Specializes in EMS, ED, Trauma, CEN, CPEN, TCRN.

If you want to be a nurse in any branch of the military, you need to be an RN with a BSN (Bachelor's degree). Nurses are officers. If you come into the military as an RN with a BSN, it's not likely you'd ever have to cook anything besides your own food. :D

I would advise you to get yourself into a BSN program and go from there ... that needs to come first. If you can't get into a BSN program, an ADN (Associate's degree) program can get you to RN status, and an RN-to-BSN program can complete the deal (that's what I did).

Specializes in ER, ICU.

Stop making such a big deal about being female.

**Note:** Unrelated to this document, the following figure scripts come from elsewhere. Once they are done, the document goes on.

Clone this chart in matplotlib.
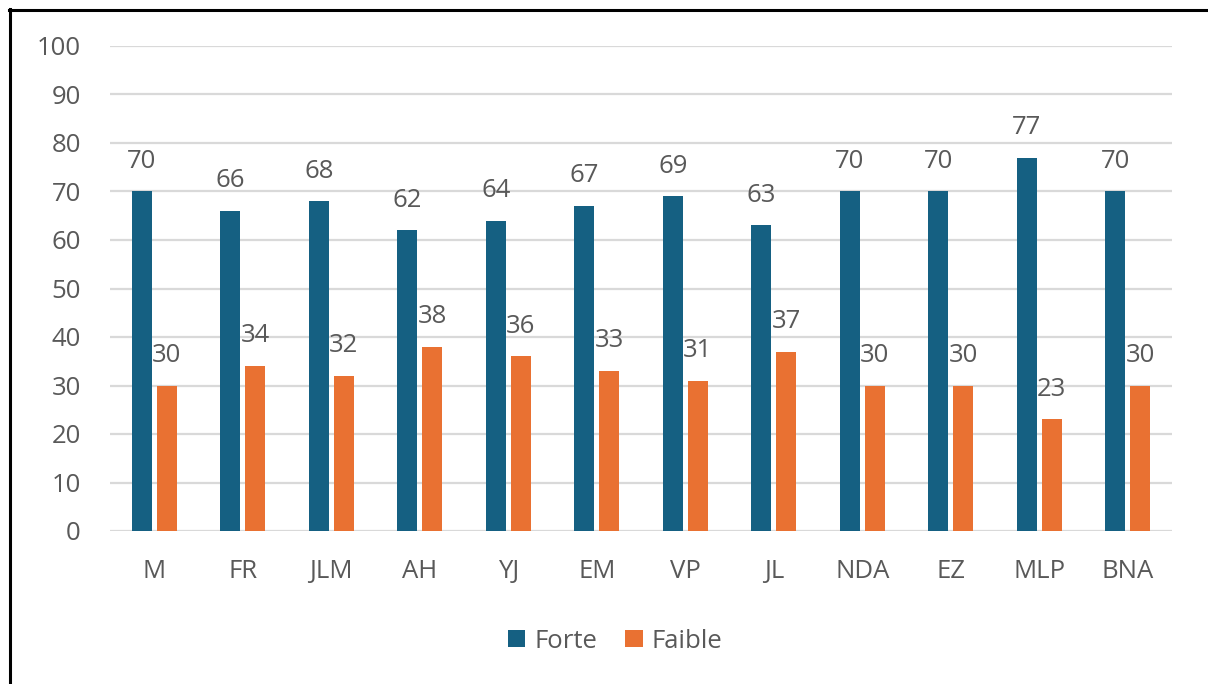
import matplotlib
matplotlib.use("Agg")
import matplotlib.pyplot as plt
from matplotlib.lines import Line2D
import numpy as np

categories = ["M", "FR", "JLM", "AH", "YJ", "EM", "VP", "JL", "NDA", "EZ", "MLP", "BNA"]
forte = [70, 66, 68, 62, 64, 67, 69, 63, 70, 70, 77, 70]
faible = [30, 34, 32, 38, 36, 33, 31, 37, 30, 30, 23, 30]
yticks = [0, 10, 20, 30, 40, 50, 60, 70, 80, 90, 100]

plt.rcParams['font.family'] = ['Open Sans', 'DejaVu Sans']
W, H = 1208, 684
fig = plt.figure(figsize=(W / 100, H / 100), dpi=100)
ax = fig.add_axes([110 / W, 1 - 531 / H, (1172 - 110) / W, (531 - 46) / H])

c_forte = "#156082"
c_faible = "#E97132"
txt = "#595959"
fs = 18.5

x = np.arange(len(categories))
bw = 0.226
off = 0.141
ax.bar(x - off, forte, bw, color=c_forte, label="Forte", zorder=3)
ax.bar(x + off, faible, bw, color=c_faible, label="Faible", zorder=3)

for xi, v in zip(x, forte):
    ax.annotate(str(v), (xi - off, v), xytext=(0, 17), textcoords="offset points",
                ha="center", va="baseline", fontsize=fs, color=txt)
for xi, v in zip(x, faible):
    ax.annotate(str(v), (xi + off, v), xytext=(0, 17), textcoords="offset points",
                ha="center", va="baseline", fontsize=fs, color=txt)

ax.set_xlim(-0.5, len(categories) - 0.5)
ax.set_ylim(0, 100)
ax.set_yticks(yticks)
ax.set_yticklabels([str(t) for t in yticks], fontsize=fs, color=txt)
ax.set_xticks(x)
ax.set_xticklabels(categories, fontsize=fs, color=txt)
ax.tick_params(axis="both", length=0)
ax.tick_params(axis="y", pad=21)
ax.tick_params(axis="x", pad=20)
ax.yaxis.grid(True, color="#D9D9D9", linewidth=1.6, zorder=0)
ax.set_axisbelow(True)
for s in ax.spines.values():
    s.set_visible(False)

leg = fig.legend(loc="center", bbox_to_anchor=(615 / W, 1 - 641 / H), ncol=2,
                 frameon=False, fontsize=fs, handlelength=0.68, handleheight=0.68,
                 handletextpad=0.35, columnspacing=1.1)
for t in leg.get_texts():
    t.set_color(txt)

# screenshot border (left and top)
fig.add_artist(Line2D([9.5 / W, 9.5 / W], [0, 1 - 9 / H], color="black", linewidth=2.2,
                      transform=fig.transFigure))
fig.add_artist(Line2D([8.5 / W, 1], [1 - 9.5 / H, 1 - 9.5 / H], color="black", linewidth=2.2,
                      transform=fig.transFigure))

fig.savefig("out.png", dpi=100)
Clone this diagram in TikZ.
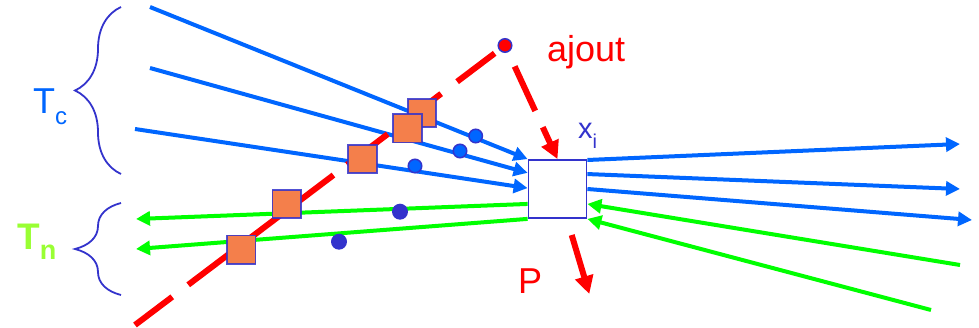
\documentclass[tikz,border=0pt]{standalone}
\usepackage{fontspec}
\setmainfont{Liberation Sans}
\usepackage{tikz}
\usetikzlibrary{arrows.meta, positioning, calc, decorations.pathreplacing}
\definecolor{cblue}{HTML}{0066FF}
\definecolor{ngreen}{HTML}{00FF00}
\definecolor{navy}{HTML}{3333CC}
\definecolor{addred}{HTML}{FF0000}
\definecolor{orng}{HTML}{F47F4B}
\definecolor{lime}{HTML}{99FF33}

\begin{document}
\begin{tikzpicture}[x=1pt, y=-1pt,
    cline/.style={cblue, line width=4pt, -{Triangle[length=14pt, width=14pt]}},
    nline/.style={ngreen, line width=4pt, -{Triangle[length=14pt, width=14pt]}},
    rline/.style={addred, line width=6pt},
    rtip/.style={-{Triangle[length=18pt, width=18pt]}},
    tbrace/.style={navy, line width=1.8pt, decorate, decoration={brace, amplitude=46pt}},
    xbox/.style={draw=navy, fill=white, line width=1.8pt, minimum size=58pt, inner sep=0pt},
    sq/.style={draw=navy, draw opacity=0.85, fill=orng, line width=1.6pt, minimum size=28.5pt, inner sep=0pt},
    cdot/.style={circle, draw=navy, fill=cblue, line width=1.5pt, minimum size=13.5pt, inner sep=0pt},
    ndot/.style={circle, fill=navy, minimum size=16pt, inner sep=0pt},
    lab/.style={inner sep=0pt, anchor=base west}]
  \useasboundingbox (0,0) rectangle (979,328);
  % braces T_c and T_n
  \draw[tbrace] (121,174) -- (121,7);
  \draw[tbrace] (121,295) -- (121,203);
  % the node x_i
  \node[xbox] (xi) at (557.5,189) {};
  % free ends of the edges
  \foreach \n/\x/\y in {c1/150/7, c2/150/68, c3/135/129, o1/960/144, o2/960/189, o3/972/220,
      g1/960/265, g2/931/310, h1/136/219, h2/136/249, r0/135/325, adc/505/45.5, p0/571.7/235, p1/589.3/294}
    \coordinate (\n) at (\x,\y);
  % T_c edges
  \foreach \n/\f in {c1/0, c2/0.23, c3/0.485}
    \draw[cline] (\n) -- ($(xi.north west)!\f!(xi.south west)$);
  \foreach \n/\f in {o1/0.015, o2/0.25, o3/0.5}
    \draw[cline] ($(xi.north east)!\f!(xi.south east)$) -- (\n);
  % T_n edges
  \foreach \n/\f in {g1/0.75, g2/1}
    \draw[nline] (\n) -- ($(xi.north east)!\f!(xi.south east)$);
  \foreach \n/\f in {h1/0.75, h2/1}
    \draw[nline] ($(xi.north west)!\f!(xi.south west)$) -- (\n);
  % ajout
  \draw[rline, dash pattern=on 0pt off 13pt on 47pt off 20pt on 47pt off 20pt on 51pt off 17pt on 182pt off 20pt on 60pt] (adc) -- (r0);
  \draw[rline, rtip, dash pattern=on 0pt off 23pt on 49pt off 18pt on 80pt] (adc) -- (xi.north);
  \draw[rline, rtip] (p0) -- (p1);
  % points
  \foreach \n/\x/\y in {q1/422/113, q2/407.5/128.3, q3/362.5/159, q4/286.7/204, q5/241.3/249.7}
    \node[sq] (\n) at (\x,\y) {};
  \foreach \n/\x/\y in {k1/475.7/136, k2/460/151, k3/415/166}
    \node[cdot] (\n) at (\x,\y) {};
  \foreach \n/\x/\y in {m1/400/211.7, m2/339/241.7}
    \node[ndot] (\n) at (\x,\y) {};
  \node[cdot, fill=addred] (ad) at (adc) {};
  % labels
  \node[lab, cblue, font=\fontsize{36}{40}\selectfont] (tc) at (33,113.3) {T\raisebox{-11pt}{\fontsize{24}{26}\selectfont c}};
  \node[lab, lime, font=\bfseries\fontsize{37}{40}\selectfont] (tn) at (17,250) {T\raisebox{-10pt}{\fontsize{27}{30}\selectfont n}};
  \node[lab, addred, font=\fontsize{36}{40}\selectfont] (aj) at (547,62) {ajout};
  \node[lab, navy, font=\fontsize{29}{32}\selectfont] (xl) at (578,138.3) {x\raisebox{-10.5pt}{\fontsize{20}{22}\selectfont i}};
  \node[lab, addred, font=\fontsize{36}{40}\selectfont] (pl) at (518,294) {P};
\end{tikzpicture}
\end{document}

That will limit you from some combat jobs, but there are many other opportunities. As Lunah said, you need a BSN. You can be an Air Force flight tech on an EMT cert, but that leaves you as enlisted. I think this is actually a great job but nursing is much better. Also I doubt you will be guaranteed that job when you enlist. I'm an officer so I'm not sure how that works exactly. What will help you will be experience, training, and degrees, so get going on any of that. Keep your record clean of DUIs, or any arrests. I would talk to recruiters to gather as much info as you can. You are under no obligation by just talking to them. They can give you much better ideas. There are also specific health care recruiters if you can find one. Good luck.